**WHAT THIS TASK INVOLVES**
Only the lines from the one with "Rebuild this chart" through the one with "x_ticks = [0, 100, 200, 300, 400]", inclusive, should be echoed exactly; pictures are left out.

**Rows from a dataset of charts and code**
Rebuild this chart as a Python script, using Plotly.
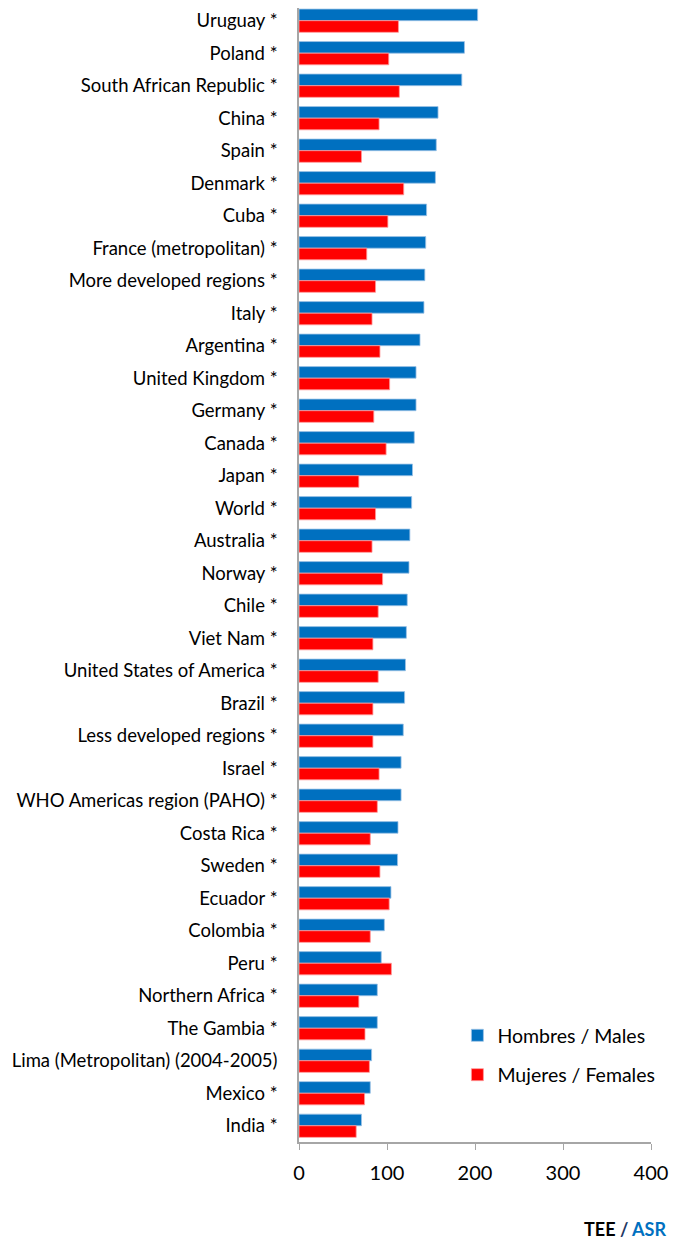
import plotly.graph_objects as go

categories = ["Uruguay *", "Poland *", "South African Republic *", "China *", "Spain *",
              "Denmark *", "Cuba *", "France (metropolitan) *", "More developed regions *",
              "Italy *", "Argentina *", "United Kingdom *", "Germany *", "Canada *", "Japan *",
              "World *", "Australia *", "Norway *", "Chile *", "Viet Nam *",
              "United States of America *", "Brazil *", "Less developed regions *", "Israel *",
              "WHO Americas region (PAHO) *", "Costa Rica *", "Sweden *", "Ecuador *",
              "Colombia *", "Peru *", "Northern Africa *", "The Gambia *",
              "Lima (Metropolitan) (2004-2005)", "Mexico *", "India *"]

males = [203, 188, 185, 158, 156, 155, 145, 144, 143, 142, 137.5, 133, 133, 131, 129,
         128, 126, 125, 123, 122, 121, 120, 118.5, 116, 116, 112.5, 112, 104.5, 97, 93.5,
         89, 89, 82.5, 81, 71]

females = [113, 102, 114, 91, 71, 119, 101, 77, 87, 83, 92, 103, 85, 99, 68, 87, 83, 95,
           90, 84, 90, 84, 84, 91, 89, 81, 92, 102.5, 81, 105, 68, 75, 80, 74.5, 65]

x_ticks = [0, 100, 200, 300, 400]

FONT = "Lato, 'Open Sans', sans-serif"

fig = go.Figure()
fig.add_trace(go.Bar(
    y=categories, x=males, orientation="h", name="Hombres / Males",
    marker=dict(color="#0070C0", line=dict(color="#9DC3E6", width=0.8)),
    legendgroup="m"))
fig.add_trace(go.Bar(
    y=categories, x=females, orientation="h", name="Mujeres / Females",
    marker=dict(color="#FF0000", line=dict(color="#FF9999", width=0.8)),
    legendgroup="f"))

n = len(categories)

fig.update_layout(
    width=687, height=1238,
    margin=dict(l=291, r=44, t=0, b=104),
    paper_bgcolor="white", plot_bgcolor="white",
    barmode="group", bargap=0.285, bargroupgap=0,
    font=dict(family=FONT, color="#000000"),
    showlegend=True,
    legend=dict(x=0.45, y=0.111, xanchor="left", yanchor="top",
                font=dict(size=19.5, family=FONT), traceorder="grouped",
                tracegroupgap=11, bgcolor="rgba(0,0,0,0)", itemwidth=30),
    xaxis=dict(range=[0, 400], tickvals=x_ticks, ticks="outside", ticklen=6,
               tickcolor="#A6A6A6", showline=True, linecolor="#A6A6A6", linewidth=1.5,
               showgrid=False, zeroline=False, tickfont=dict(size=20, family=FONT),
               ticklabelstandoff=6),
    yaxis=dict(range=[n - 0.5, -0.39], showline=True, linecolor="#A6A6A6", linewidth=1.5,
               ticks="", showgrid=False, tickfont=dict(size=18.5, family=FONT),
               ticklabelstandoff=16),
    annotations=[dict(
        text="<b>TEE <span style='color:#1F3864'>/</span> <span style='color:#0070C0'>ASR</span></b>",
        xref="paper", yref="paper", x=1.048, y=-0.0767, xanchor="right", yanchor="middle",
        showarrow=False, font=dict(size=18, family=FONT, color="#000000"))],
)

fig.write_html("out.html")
==
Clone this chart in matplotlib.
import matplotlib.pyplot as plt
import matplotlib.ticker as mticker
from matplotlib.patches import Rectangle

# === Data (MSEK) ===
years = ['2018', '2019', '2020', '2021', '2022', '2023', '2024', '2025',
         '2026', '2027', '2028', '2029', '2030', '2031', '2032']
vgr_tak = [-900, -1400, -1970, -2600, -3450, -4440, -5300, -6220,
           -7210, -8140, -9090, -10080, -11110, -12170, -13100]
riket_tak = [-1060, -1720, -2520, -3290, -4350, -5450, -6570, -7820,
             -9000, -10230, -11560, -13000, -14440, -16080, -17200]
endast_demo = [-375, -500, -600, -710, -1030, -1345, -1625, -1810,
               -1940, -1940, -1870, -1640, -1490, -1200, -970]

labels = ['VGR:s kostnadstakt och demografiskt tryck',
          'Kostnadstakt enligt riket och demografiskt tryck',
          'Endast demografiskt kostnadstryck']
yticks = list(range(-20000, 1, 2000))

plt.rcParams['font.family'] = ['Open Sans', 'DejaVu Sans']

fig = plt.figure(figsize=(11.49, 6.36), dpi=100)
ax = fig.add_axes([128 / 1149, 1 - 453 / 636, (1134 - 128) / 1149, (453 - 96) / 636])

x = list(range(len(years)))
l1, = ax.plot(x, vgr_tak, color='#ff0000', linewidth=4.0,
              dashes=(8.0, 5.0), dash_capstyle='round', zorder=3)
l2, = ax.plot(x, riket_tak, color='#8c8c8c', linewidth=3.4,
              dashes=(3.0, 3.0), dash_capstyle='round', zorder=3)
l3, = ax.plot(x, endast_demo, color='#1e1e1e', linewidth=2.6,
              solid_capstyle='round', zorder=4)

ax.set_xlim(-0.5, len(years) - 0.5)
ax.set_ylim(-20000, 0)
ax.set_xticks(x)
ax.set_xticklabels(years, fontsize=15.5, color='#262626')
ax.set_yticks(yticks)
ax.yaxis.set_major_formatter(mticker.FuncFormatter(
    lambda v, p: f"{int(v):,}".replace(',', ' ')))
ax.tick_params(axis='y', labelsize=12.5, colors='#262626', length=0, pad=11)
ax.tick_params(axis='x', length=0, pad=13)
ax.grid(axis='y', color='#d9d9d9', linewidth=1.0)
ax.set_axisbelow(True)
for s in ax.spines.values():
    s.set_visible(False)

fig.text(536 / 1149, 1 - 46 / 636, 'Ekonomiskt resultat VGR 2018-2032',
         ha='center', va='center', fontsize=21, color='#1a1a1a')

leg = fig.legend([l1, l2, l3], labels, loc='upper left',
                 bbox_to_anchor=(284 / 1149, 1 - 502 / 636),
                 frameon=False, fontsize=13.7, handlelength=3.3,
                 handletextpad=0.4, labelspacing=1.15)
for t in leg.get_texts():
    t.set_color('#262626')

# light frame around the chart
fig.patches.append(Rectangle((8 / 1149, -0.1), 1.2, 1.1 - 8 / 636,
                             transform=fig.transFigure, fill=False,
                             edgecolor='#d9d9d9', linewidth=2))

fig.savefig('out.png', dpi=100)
...
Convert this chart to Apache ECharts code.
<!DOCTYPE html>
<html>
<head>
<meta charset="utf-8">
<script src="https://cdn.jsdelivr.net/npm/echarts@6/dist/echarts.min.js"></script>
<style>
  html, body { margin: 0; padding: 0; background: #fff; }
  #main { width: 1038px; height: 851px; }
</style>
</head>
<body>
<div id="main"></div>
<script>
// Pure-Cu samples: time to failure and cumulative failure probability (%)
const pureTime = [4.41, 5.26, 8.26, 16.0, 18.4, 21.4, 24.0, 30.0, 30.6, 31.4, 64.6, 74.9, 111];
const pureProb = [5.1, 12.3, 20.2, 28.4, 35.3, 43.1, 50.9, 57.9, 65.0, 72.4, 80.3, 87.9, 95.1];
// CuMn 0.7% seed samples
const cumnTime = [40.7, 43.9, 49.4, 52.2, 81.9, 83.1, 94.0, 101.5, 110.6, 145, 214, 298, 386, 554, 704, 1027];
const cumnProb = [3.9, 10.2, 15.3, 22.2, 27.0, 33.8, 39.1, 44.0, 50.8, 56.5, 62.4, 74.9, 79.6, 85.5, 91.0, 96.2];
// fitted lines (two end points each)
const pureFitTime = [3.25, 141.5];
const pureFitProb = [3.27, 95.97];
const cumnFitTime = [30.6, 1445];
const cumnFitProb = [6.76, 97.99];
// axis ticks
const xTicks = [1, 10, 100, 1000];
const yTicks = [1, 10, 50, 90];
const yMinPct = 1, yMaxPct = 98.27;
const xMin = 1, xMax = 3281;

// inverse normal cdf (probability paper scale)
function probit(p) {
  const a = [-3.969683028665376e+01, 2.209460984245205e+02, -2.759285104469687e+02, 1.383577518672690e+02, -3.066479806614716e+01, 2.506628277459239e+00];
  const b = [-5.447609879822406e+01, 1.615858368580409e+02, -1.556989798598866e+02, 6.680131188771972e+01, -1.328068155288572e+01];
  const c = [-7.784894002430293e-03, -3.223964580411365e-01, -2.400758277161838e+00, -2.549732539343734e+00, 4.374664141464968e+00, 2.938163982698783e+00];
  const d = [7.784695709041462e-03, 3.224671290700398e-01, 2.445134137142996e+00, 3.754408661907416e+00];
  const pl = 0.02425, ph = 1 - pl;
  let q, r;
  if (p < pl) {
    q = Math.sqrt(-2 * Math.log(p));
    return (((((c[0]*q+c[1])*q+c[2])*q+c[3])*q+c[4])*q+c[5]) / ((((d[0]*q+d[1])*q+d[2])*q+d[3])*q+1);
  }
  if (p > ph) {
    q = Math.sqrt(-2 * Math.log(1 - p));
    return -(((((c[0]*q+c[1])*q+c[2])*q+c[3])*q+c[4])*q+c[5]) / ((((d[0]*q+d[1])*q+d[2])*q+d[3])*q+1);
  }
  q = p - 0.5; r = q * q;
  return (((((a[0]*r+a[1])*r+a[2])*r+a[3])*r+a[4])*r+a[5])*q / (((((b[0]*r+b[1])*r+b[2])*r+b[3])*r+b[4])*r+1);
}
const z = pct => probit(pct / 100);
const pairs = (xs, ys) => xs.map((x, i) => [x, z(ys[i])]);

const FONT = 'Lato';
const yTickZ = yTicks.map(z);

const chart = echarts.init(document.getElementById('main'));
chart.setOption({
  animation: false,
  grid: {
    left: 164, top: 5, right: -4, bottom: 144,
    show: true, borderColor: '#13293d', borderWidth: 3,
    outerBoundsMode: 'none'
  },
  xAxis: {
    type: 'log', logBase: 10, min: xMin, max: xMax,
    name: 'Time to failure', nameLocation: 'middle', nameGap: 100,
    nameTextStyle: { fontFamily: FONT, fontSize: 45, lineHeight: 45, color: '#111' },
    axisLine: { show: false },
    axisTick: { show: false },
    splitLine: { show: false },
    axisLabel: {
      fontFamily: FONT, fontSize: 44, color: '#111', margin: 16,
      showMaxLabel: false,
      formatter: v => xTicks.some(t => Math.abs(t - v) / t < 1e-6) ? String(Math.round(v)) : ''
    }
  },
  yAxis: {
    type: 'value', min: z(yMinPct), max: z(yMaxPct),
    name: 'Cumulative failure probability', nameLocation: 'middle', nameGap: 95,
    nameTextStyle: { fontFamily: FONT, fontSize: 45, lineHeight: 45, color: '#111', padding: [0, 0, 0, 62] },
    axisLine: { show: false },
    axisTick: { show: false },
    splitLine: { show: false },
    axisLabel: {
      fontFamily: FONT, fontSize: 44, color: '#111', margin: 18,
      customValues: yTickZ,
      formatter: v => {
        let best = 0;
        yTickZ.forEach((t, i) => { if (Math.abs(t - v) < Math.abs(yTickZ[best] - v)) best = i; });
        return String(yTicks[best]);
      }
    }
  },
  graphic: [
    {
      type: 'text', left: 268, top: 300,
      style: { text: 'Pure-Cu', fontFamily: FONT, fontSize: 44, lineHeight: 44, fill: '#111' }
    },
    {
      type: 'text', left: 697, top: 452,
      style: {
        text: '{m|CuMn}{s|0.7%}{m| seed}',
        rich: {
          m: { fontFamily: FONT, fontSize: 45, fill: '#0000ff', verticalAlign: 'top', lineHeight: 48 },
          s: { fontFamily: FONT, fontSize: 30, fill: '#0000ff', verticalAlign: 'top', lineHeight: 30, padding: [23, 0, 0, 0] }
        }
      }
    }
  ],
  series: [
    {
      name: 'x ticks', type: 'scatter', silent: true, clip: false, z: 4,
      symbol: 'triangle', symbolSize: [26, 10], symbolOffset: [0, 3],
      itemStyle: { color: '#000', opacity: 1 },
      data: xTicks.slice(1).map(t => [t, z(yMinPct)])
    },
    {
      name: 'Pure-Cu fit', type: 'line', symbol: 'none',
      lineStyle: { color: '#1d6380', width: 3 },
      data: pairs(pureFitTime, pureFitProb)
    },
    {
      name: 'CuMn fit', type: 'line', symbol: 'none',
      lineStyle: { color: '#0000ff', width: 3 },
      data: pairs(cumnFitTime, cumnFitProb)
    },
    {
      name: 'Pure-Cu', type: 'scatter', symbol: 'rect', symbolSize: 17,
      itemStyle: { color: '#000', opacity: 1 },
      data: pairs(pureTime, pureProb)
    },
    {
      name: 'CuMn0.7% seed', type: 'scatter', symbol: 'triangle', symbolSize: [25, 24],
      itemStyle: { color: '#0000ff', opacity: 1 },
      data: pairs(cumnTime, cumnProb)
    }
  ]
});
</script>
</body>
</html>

**WRITTEN ANSWER**
Rebuild this chart as a Python script, using Plotly.
import plotly.graph_objects as go

categories = ["Uruguay *", "Poland *", "South African Republic *", "China *", "Spain *",
              "Denmark *", "Cuba *", "France (metropolitan) *", "More developed regions *",
              "Italy *", "Argentina *", "United Kingdom *", "Germany *", "Canada *", "Japan *",
              "World *", "Australia *", "Norway *", "Chile *", "Viet Nam *",
              "United States of America *", "Brazil *", "Less developed regions *", "Israel *",
              "WHO Americas region (PAHO) *", "Costa Rica *", "Sweden *", "Ecuador *",
              "Colombia *", "Peru *", "Northern Africa *", "The Gambia *",
              "Lima (Metropolitan) (2004-2005)", "Mexico *", "India *"]

males = [203, 188, 185, 158, 156, 155, 145, 144, 143, 142, 137.5, 133, 133, 131, 129,
         128, 126, 125, 123, 122, 121, 120, 118.5, 116, 116, 112.5, 112, 104.5, 97, 93.5,
         89, 89, 82.5, 81, 71]

females = [113, 102, 114, 91, 71, 119, 101, 77, 87, 83, 92, 103, 85, 99, 68, 87, 83, 95,
           90, 84, 90, 84, 84, 91, 89, 81, 92, 102.5, 81, 105, 68, 75, 80, 74.5, 65]

x_ticks = [0, 100, 200, 300, 400]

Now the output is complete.